Then why are they called Cocks?Is this one of those things like calling your 6'8" 300 lb friend, Tiny?
Cock is short for cockerel, from the french coquelet. Seven years of french finally came in handy.
Well, etymologically, the difference is in the USE of said bird. 'Rooster' is an adult male bird kept for EATING, or one who occupies the roost, as opposed to a bird kept for breeding purposes.... Hence I have a cage of roosters without any hens, that I will slaughter for the table, but I have only one cock with each group of hens. A bird over a year, but still edible is a rooster, a bird over 5 and not headed for the table, but kept for breeding is a cock.
This used to bug the heck out of me when I first started learning anatomy. Young me, wondering: "How do you tell a male bird from a female bird?"

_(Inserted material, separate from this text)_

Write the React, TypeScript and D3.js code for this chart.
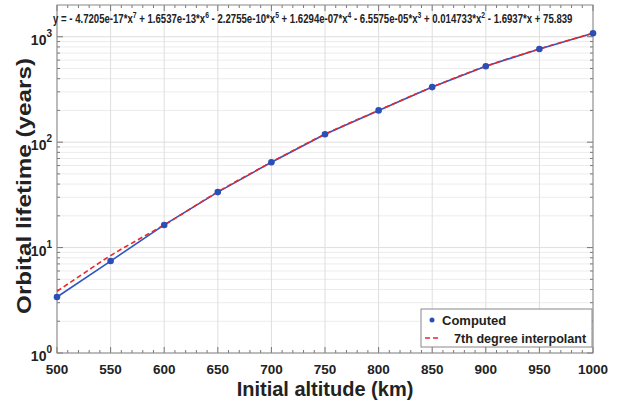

I was "gifted" by my sister a few years back with a couple of young chickens she said would be great laying hens. After I built them a spiffy henhouse with an array of nesting boxes and roosting perches, and spent a friggin' fortune on high-grade chicken feed, these two "laying hens" took to crowing on my front porch every morning around 4:30. The bigger one, with the dark feathers, could crow non-stop for two hours, a skill he promptly shared with his younger brother, the one with the white feathers, who extended the early A.M. crowing routine to THREE hours. They sure sounded like roosters to me.They sure tasted good too.Is there a way to tell? How do you know if a young chicken is M or F?
Yep, roosters are tastier.
Correct: they are yummy!But my question is: how do you tell? Do you spread their legs and poke around? Do you have them fill out a questionnaire? Do you resort to DNA testing?
From what I've read, you really can't tell, that's why as soon as they showed signs of becoming a cock, most people cooked them because they didn't want fertilized eggs.